DATA EXCERPTS
* * *

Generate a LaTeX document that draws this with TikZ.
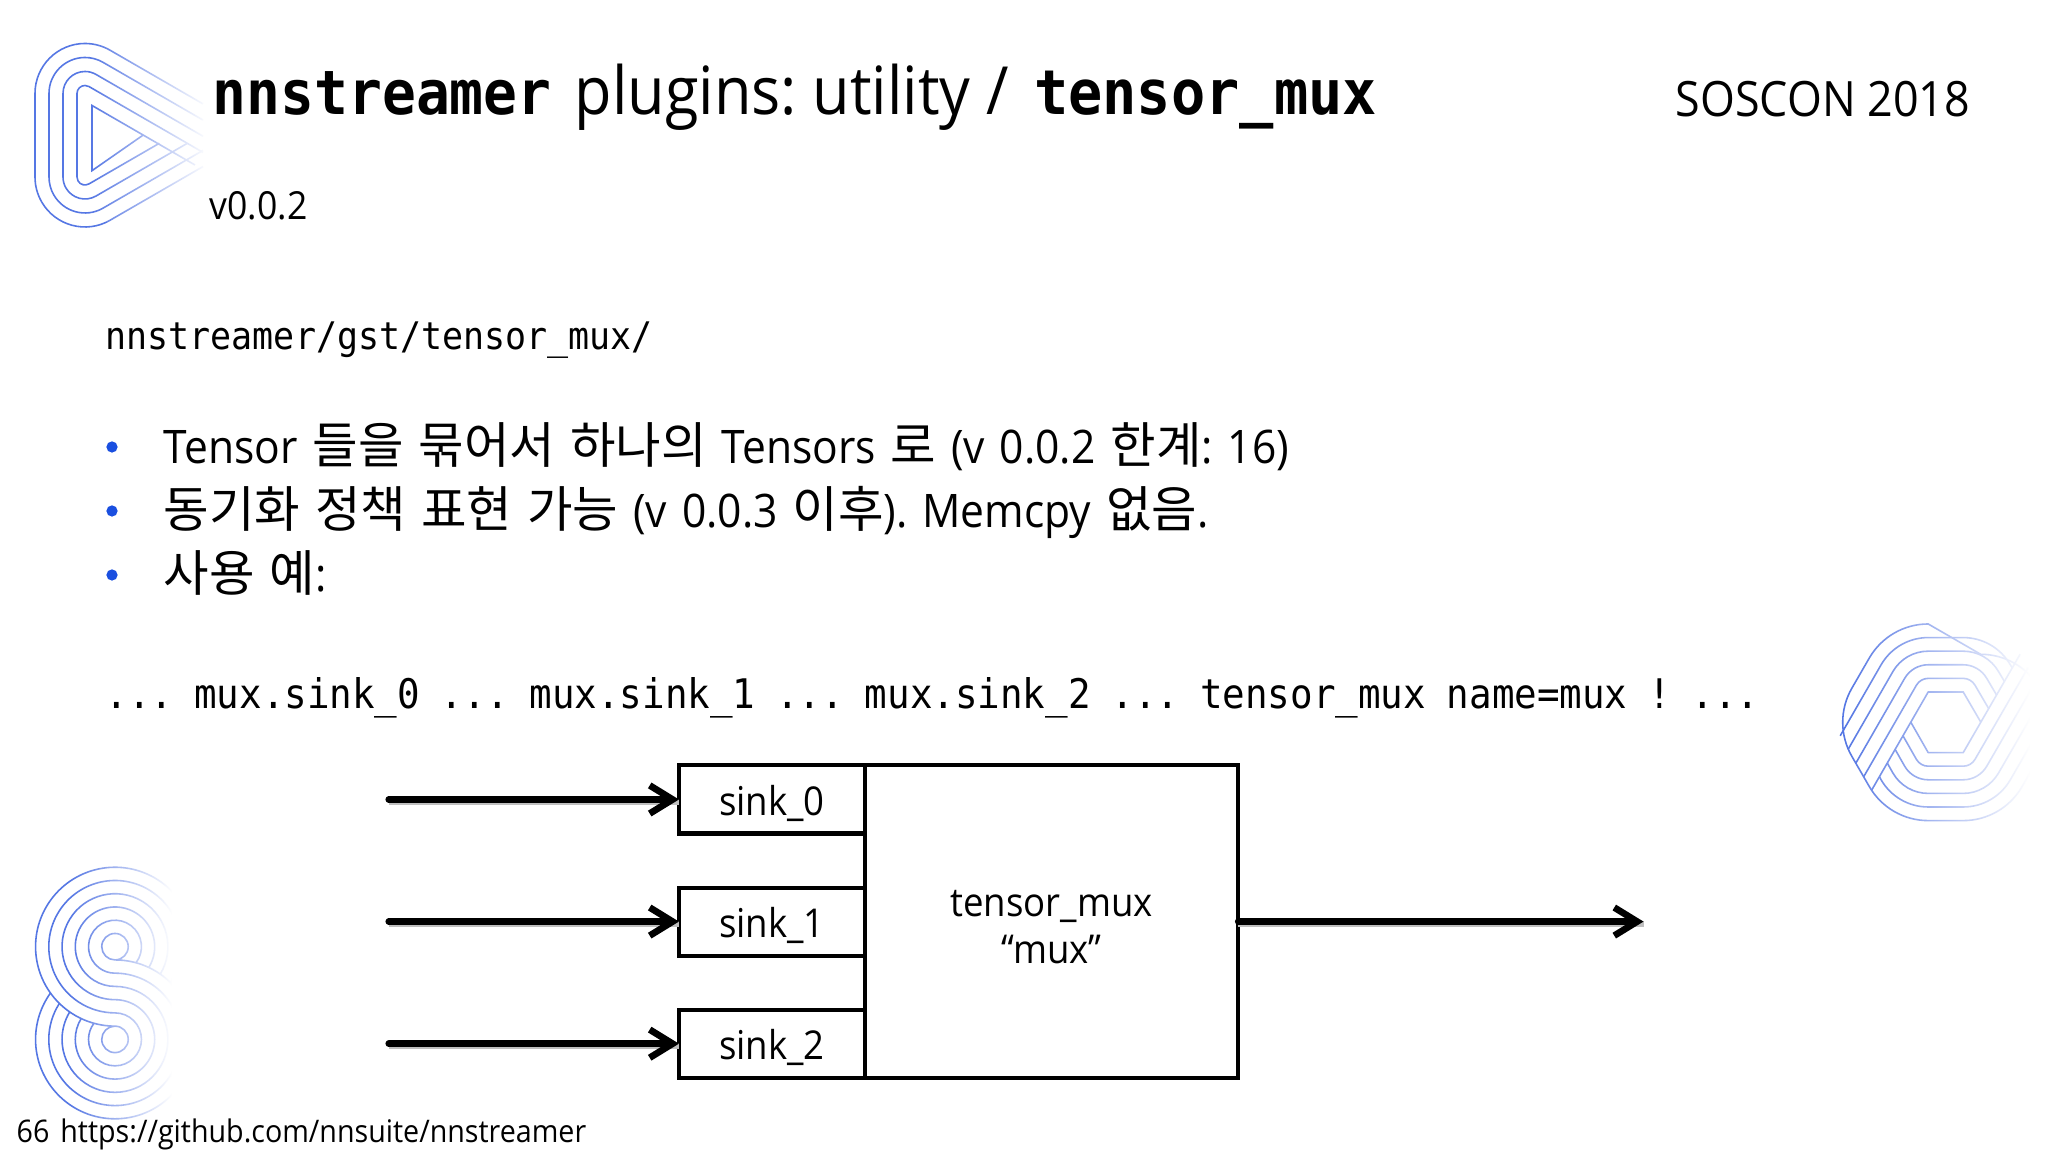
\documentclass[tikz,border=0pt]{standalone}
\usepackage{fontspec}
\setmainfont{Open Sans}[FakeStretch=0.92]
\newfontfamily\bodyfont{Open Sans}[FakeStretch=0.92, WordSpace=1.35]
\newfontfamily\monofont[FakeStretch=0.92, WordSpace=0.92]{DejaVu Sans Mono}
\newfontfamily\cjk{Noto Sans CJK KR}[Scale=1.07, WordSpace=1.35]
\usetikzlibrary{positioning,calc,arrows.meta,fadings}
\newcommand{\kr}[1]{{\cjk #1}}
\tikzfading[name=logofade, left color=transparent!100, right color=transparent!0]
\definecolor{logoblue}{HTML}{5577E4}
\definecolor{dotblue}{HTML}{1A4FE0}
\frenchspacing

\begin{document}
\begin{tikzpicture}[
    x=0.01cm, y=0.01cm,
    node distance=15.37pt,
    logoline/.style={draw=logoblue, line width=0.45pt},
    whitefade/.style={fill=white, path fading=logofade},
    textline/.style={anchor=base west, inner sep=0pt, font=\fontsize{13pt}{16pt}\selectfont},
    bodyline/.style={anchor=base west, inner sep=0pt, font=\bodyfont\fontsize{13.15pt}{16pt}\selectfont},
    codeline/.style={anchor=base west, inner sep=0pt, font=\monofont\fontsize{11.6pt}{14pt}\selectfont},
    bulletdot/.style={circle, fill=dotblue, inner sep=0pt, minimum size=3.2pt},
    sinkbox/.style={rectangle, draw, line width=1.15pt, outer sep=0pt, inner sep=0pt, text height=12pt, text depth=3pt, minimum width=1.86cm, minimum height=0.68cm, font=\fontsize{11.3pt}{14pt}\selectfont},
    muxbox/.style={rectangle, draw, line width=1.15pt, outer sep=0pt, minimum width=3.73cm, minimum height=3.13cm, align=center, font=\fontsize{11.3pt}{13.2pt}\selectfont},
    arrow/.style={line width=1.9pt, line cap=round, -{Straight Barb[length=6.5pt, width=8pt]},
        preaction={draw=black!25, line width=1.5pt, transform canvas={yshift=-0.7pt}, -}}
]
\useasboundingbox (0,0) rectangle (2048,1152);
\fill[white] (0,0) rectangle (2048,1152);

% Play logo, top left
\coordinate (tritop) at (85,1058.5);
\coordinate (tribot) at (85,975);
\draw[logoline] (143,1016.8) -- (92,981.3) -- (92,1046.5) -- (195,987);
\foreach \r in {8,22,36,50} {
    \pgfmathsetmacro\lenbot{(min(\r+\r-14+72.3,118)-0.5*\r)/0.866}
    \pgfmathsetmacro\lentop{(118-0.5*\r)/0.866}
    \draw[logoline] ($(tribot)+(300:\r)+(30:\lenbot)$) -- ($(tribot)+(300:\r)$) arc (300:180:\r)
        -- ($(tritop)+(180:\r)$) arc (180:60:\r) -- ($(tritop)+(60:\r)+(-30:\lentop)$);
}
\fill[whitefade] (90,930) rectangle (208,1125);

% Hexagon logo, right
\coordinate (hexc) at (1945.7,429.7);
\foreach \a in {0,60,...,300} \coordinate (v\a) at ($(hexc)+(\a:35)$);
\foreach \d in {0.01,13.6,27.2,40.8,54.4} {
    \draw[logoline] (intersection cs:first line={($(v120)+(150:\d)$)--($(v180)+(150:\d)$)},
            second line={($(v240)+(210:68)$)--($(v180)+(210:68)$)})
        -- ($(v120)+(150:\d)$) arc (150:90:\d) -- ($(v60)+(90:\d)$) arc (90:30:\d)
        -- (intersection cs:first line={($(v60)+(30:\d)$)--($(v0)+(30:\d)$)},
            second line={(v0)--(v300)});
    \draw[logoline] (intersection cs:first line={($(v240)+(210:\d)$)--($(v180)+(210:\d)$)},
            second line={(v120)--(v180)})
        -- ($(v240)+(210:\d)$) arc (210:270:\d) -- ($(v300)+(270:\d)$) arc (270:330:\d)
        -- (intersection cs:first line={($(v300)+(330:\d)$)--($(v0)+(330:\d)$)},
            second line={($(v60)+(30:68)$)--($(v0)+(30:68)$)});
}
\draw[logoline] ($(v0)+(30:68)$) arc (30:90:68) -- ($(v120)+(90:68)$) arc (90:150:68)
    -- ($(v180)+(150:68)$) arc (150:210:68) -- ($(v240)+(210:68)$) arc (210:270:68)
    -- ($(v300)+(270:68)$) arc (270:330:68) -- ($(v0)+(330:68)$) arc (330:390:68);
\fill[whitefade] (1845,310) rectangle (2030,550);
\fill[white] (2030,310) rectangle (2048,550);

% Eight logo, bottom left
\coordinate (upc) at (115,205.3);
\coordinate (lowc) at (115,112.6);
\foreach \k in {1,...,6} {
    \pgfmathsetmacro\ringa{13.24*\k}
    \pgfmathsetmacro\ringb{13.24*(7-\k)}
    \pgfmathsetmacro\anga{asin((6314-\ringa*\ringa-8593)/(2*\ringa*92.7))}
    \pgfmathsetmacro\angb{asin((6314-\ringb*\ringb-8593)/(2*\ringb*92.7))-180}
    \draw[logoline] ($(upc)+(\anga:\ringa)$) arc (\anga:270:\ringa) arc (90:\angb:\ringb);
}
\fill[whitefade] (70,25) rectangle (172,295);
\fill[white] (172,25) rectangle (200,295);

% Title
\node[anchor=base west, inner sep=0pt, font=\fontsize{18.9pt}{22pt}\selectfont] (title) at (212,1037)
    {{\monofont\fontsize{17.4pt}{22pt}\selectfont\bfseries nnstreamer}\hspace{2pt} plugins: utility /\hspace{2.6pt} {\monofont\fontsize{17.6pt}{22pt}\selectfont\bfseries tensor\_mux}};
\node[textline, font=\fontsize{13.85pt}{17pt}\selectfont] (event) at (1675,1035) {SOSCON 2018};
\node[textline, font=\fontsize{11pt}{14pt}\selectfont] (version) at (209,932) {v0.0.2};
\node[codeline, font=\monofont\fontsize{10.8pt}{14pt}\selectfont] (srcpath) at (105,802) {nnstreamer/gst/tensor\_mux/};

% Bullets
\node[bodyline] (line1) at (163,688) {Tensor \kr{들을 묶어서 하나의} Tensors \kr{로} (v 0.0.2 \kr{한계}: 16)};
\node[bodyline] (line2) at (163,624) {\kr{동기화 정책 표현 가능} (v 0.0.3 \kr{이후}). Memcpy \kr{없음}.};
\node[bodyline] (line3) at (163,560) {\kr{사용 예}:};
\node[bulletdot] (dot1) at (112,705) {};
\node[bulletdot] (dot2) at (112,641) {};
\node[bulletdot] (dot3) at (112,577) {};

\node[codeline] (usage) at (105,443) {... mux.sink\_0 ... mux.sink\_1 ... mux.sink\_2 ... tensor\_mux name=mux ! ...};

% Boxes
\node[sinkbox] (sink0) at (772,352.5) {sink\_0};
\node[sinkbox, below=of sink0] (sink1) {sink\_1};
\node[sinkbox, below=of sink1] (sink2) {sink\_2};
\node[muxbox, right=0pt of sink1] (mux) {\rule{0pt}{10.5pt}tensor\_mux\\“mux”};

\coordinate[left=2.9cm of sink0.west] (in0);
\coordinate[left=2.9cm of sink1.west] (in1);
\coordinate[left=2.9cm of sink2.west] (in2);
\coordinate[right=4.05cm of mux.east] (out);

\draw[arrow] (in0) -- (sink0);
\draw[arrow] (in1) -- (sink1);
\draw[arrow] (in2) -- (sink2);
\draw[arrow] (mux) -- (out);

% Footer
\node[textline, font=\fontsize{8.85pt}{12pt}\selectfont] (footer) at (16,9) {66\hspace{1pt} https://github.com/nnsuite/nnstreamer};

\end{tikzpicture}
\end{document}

* * *

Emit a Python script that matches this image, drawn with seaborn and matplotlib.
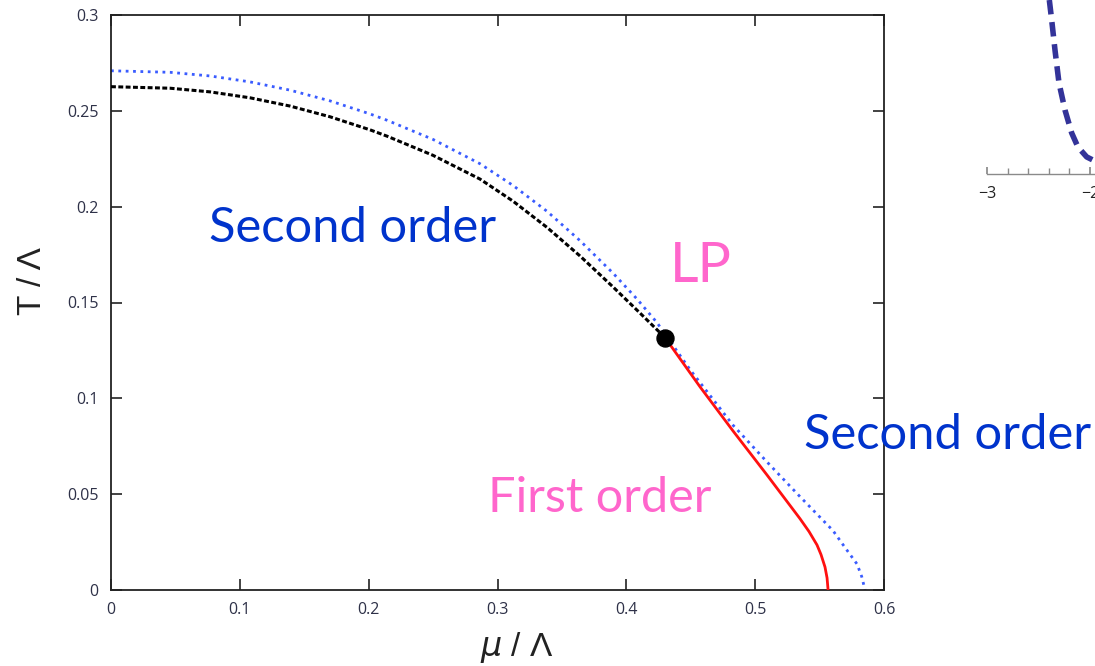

* * *

WHAT YOU ARE ASKED TO DO
Pull every line containing the word "that" out of the material and copy it.

OUTPUT FOR THIS EXERCISE
Generate a LaTeX document that draws this with TikZ.
Emit a Python script that matches this image, drawn with seaborn and matplotlib.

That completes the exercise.